Veteran Blues Guitarist Returns To Studio After Five Year Hiatus

Veteran blues guitarist Walter Trout is obviously well known within blues circles and among blues fans I asked, but the name doesn’t elicit much of a response outside the blues core.

Trout has been playing professionally for 35 years, working first with John Lee Hooker, then Canned Heat and finally as a Bluesbreaker with John Mayall. He’s spent the last 17 years as a solo headliner, playing, based on what’s on this album, a rock-oriented version of the blues that should be able to break out of the insular blues scene to reach the bigger rock audience.

On his first solo album in five years, Trout is joined by John Mayall, Jeff Healy, Coco Montoya, James Harman, Guitar Shorty and many other blues luminaries in a set that every rock guitar-god loving aficionado should check out. This guy is awesome! He's nimble without being a showoff, and he's got a deep emotional commitment beneath the obvious chops. His lines are fluid and he doesn't always try to cram as many notes into a bar as will fit, though on the opener he lets you know just what he's capable of doing.

You’ll hear whiffs of Clapton and Derek and The Dominoes on the mournful opener “She Gives More Than She Takes,” on which Trout trades licks with Mayall and is backed by Little Feat’s great drummer Richie Hayward, who plays on many of the tunes.

Next up, Trout, who is also a really fine, understated singer, jousts with Jeff Healy on the Cream-y “Workin’ Overtime.” They’ve got Trout on the left and guest on the right throughout the album to avoid confusion.

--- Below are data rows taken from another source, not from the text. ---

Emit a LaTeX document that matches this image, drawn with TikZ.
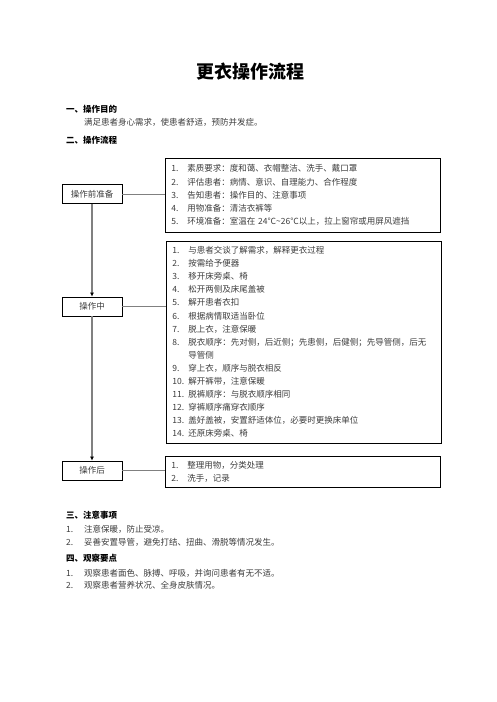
\documentclass[tikz,border=0pt]{standalone}
\usepackage{fontspec}
\setmainfont{Noto Sans CJK SC}
\usetikzlibrary{arrows.meta}
\usetikzlibrary{positioning}
\definecolor{ln}{RGB}{128, 128, 128}
\definecolor{tx}{RGB}{60, 60, 60}
\newcommand{\itm}[2]{\makebox[16pt][l]{#1}#2}
\newcommand{\nitm}[2]{\makebox[18pt][l]{#1}#2}

\begin{document}
\begin{tikzpicture}[x=1pt, y=1pt,
  every node/.style={inner sep=0pt},
  stage/.style={draw=black, line width=0.8pt, minimum width=60pt, minimum height=19pt, font=\fontsize{8.5}{10}\selectfont, text=tx},
  steps/.style={draw=black, line width=0.8pt, anchor=west, align=left, text width=263pt, inner xsep=6pt, font=\fontsize{8.5}{13.1}\selectfont, text=tx},
  flow/.style={draw=ln, line width=1.4pt, -{Latex[length=4pt, width=4pt, color=black]}},
  link/.style={draw=ln, line width=0.9pt},
  head/.style={anchor=west, font=\bfseries\fontsize{8.5}{10}\selectfont},
  body/.style={anchor=west, font=\fontsize{8.5}{10}\selectfont, text=tx}]
\useasboundingbox (0,0) rectangle (496,-702);

% title and opening sections
\node (title) [font=\bfseries\fontsize{18}{20}\selectfont] at (250.5, -72) {更衣操作流程};
\node (aim) [head] at (66, -109) {一、操作目的};
\node (aimtext) [body] at (84, -122) {满足患者身心需求，使患者舒适，预防并发症。};
\node (proc) [head] at (66, -140) {二、操作流程};

% stages on the left
\node (pre) [stage] at (92, -194) {操作前准备};
\node (mid) [stage] at (92, -306.5) {操作中};
\node (post) [stage] at (92, -470.5) {操作后};

% step lists on the right
\node (prelist) [steps, minimum height=74pt] at (165, -195) {%
\itm{1.}{素质要求：度和蔼、衣帽整洁、洗手、戴口罩}\\
\itm{2.}{评估患者：病情、意识、自理能力、合作程度}\\
\itm{3.}{告知患者：操作目的、注意事项}\\
\itm{4.}{用物准备：清洁衣裤等}\\
\itm{5.}{环境准备：室温在 24℃\textasciitilde26℃以上，拉上窗帘或用屏风遮挡}};
\node (midlist) [steps, minimum height=202pt] at (166, -342) {%
\itm{1.}{与患者交谈了解需求，解释更衣过程}\\
\itm{2.}{按需给予便器}\\
\itm{3.}{移开床旁桌、椅}\\
\itm{4.}{松开两侧及床尾盖被}\\
\itm{5.}{解开患者衣扣}\\
\itm{6.}{根据病情取适当卧位}\\
\itm{7.}{脱上衣，注意保暖}\\
\itm{8.}{脱衣顺序：先对侧，后近侧；先患侧，后健侧；先导管侧，后无}\\
\hspace*{16pt}导管侧\\
\itm{9.}{穿上衣，顺序与脱衣相反}\\
\itm{10.}{解开裤带，注意保暖}\\
\itm{11.}{脱裤顺序：与脱衣顺序相同}\\
\itm{12.}{穿裤顺序痛穿衣顺序}\\
\itm{13.}{盖好盖被，安置舒适体位，必要时更换床单位}\\
\itm{14.}{还原床旁桌、椅}};
\node (postlist) [steps, minimum height=31pt] at (165, -471.5) {%
\itm{1.}{整理用物，分类处理}\\
\itm{2.}{洗手，记录}};

% connectors
\draw [flow] (pre) -- (mid);
\draw [flow] (mid) -- (post);
\draw [link] (pre.east) -- (pre.east -| prelist.west);
\draw [link] (mid.east) -- (mid.east -| midlist.west);
\draw [link] (post.east) -- (post.east -| postlist.west);

% closing sections
\node (note) [head] at (66, -515) {三、注意事项};
\node (note1) [body] at (66, -529) {\nitm{1.}{注意保暖，防止受凉。}};
\node (note2) [body] at (66, -542) {\nitm{2.}{妥善安置导管，避免打结、扭曲、滑脱等情况发生。}};
\node (watch) [head] at (66, -558) {四、观察要点};
\node (watch1) [body] at (66, -573) {\nitm{1.}{观察患者面色、脉搏、呼吸，并询问患者有无不适。}};
\node (watch2) [body] at (66, -585) {\nitm{2.}{观察患者营养状况、全身皮肤情况。}};
\end{tikzpicture}
\end{document}
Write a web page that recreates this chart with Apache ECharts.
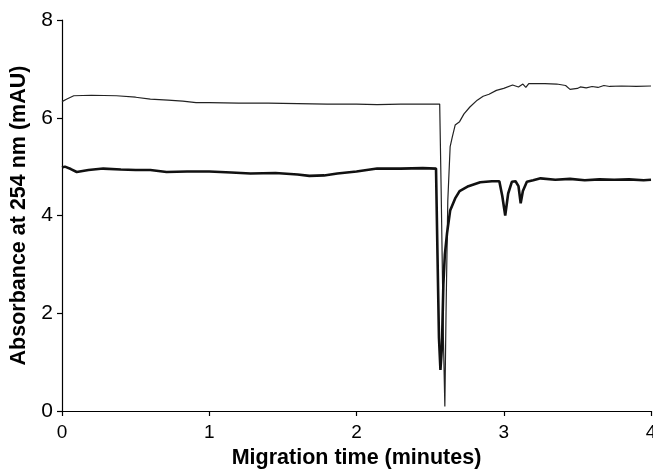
<!DOCTYPE html>
<html>
<head>
<meta charset="utf-8">
<script src="https://cdn.jsdelivr.net/npm/echarts@6/dist/echarts.min.js"></script>
<style>
html,body{margin:0;padding:0;background:#fff;}
#chart{width:653px;height:470px;}
</style>
</head>
<body>
<div id="chart"></div>
<script>
// upper trace (thin line)
var timeUpper=[0,0.03,0.08,0.2,0.37,0.5,0.6,0.72,0.82,0.91,1.0,1.2,1.4,1.6,1.8,2.0,2.14,2.3,2.45,2.565,2.575,2.59,2.60,2.608,2.62,2.636,2.65,2.67,2.70,2.73,2.77,2.82,2.86,2.9,2.95,3.0,3.06,3.1,3.13,3.15,3.17,3.2,3.28,3.36,3.42,3.45,3.5,3.52,3.56,3.6,3.64,3.68,3.72,3.8,3.9,4.0];
var absUpper=[6.33,6.38,6.45,6.46,6.45,6.42,6.38,6.36,6.34,6.31,6.31,6.30,6.30,6.29,6.28,6.28,6.27,6.28,6.28,6.28,4.5,1.5,0.09,2.0,4.3,5.41,5.6,5.85,5.92,6.08,6.22,6.36,6.44,6.48,6.56,6.6,6.67,6.63,6.69,6.62,6.70,6.70,6.70,6.69,6.66,6.58,6.60,6.63,6.61,6.64,6.62,6.66,6.64,6.65,6.64,6.65];

// lower trace (thick line)
var timeLower=[0,0.02,0.06,0.1,0.18,0.28,0.4,0.5,0.6,0.71,0.85,1.0,1.15,1.28,1.45,1.6,1.68,1.78,1.87,2.0,2.14,2.3,2.45,2.54,2.55,2.56,2.57,2.58,2.59,2.60,2.615,2.636,2.67,2.70,2.76,2.84,2.92,2.97,2.99,3.01,3.03,3.055,3.08,3.1,3.115,3.13,3.157,3.2,3.25,3.35,3.45,3.55,3.65,3.75,3.85,3.95,4.0];
var absLower=[4.98,5.0,4.95,4.89,4.93,4.96,4.94,4.93,4.93,4.89,4.9,4.9,4.88,4.86,4.87,4.84,4.81,4.82,4.86,4.9,4.96,4.96,4.97,4.96,3.2,1.5,0.84,1.3,2.6,3.2,3.64,4.1,4.35,4.5,4.6,4.68,4.7,4.7,4.4,4.0,4.45,4.69,4.7,4.6,4.25,4.5,4.69,4.72,4.76,4.73,4.75,4.72,4.74,4.73,4.74,4.72,4.73];

var xTicks={min:0,max:4,step:1};
var yTicks={min:0,max:8,step:2};

function pairs(xs,ys){
	var out=[];
	for(var i=0;i<xs.length;i++){
		out.push([xs[i],ys[i]]);
	}
	return out;
}

var font='"Liberation Sans", Arial, sans-serif';
function axisBase(labelSize,labelMargin,nameSize){
	return {
		axisLine:{show:true,lineStyle:{color:'#000',width:1.2}},
		axisTick:{show:true,inside:false,length:5,lineStyle:{color:'#000',width:1.2}},
		splitLine:{show:false},
		axisLabel:{color:'#000',fontSize:labelSize,margin:labelMargin,fontFamily:font},
		nameLocation:'middle',
		nameTextStyle:{color:'#000',fontSize:nameSize,fontWeight:'bold',fontFamily:font}
	};
}

var myChart=echarts.init(document.getElementById('chart'),null,{renderer:'canvas'});
var xAxis=axisBase(19,12,21.5);
xAxis.type='value';
xAxis.min=xTicks.min;xAxis.max=xTicks.max;xAxis.interval=xTicks.step;
xAxis.name='Migration time (minutes)';
xAxis.nameGap=33;

var yAxis=axisBase(21,9,21.5);
yAxis.type='value';
yAxis.min=yTicks.min;yAxis.max=yTicks.max;yAxis.interval=yTicks.step;
yAxis.name='Absorbance at 254 nm (mAU)';
yAxis.nameGap=32;

myChart.setOption({
	animation:false,
	backgroundColor:'#fff',
	grid:{left:62,right:2,top:20,bottom:59,containLabel:false,outerBoundsMode:'none'},
	xAxis:xAxis,
	yAxis:yAxis,
	series:[
		{
			type:'line',
			name:'upper',
			data:pairs(timeUpper,absUpper),
			showSymbol:false,
			lineStyle:{color:'#222',width:1.2}
		},
		{
			type:'line',
			name:'lower',
			data:pairs(timeLower,absLower),
			showSymbol:false,
			lineStyle:{color:'#111',width:2.6}
		}
	]
});
</script>
</body>
</html>
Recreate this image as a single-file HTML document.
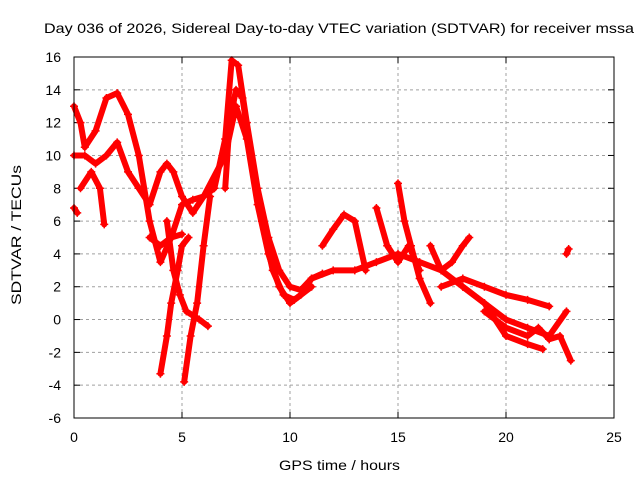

There are country acoustic blues, swing-style blues, rock-blues, Chicago blues, shuffle blues, Hammond B-3 drenched blues (with Deacon Jones on keyboards—I could have done without panning the organ across the soundstage though),an Allman Brothers-like jam, and some sub-genres I don’t know enough about the blues to identify.

I’ll tell you the truth, my tolerance for blues is limited. The form is constricting and the bitching and moaning subject matter wears thin. As Trout moans about his chick problems I find myself saying “Divorce the bitch already and stop whining to me about it,” but of course that and the predictable chord progressions are what the blues form is all about, so either you put up with it or enjoy it, or you move on.

In the case of this energetic and highly entertaining album, you put up with it gladly. Sonically, it’s a decent, honest-sounding studio job that’s distinguished by a really tasteful mix. The engineer/mixer keeps the drums centered in one place where they’d be if you were watching live, and he’s panned the guitarists to help you distinguish Trout from his collaborator-friends. The equalization is also well done and studio reverb has been added tastefully. One reason may be the German-owned label. They care more about sound in Germany than here, and people actually sit and listen to music in large numbers.

So, while this music is not much like Stevie Ray Vaughan’s, if you’re a fan of his, you will probably enjoy this disc very much. I did. And I really enjoyed hearing Little Feat drummer Richie Hayward playing so joyfully in another context.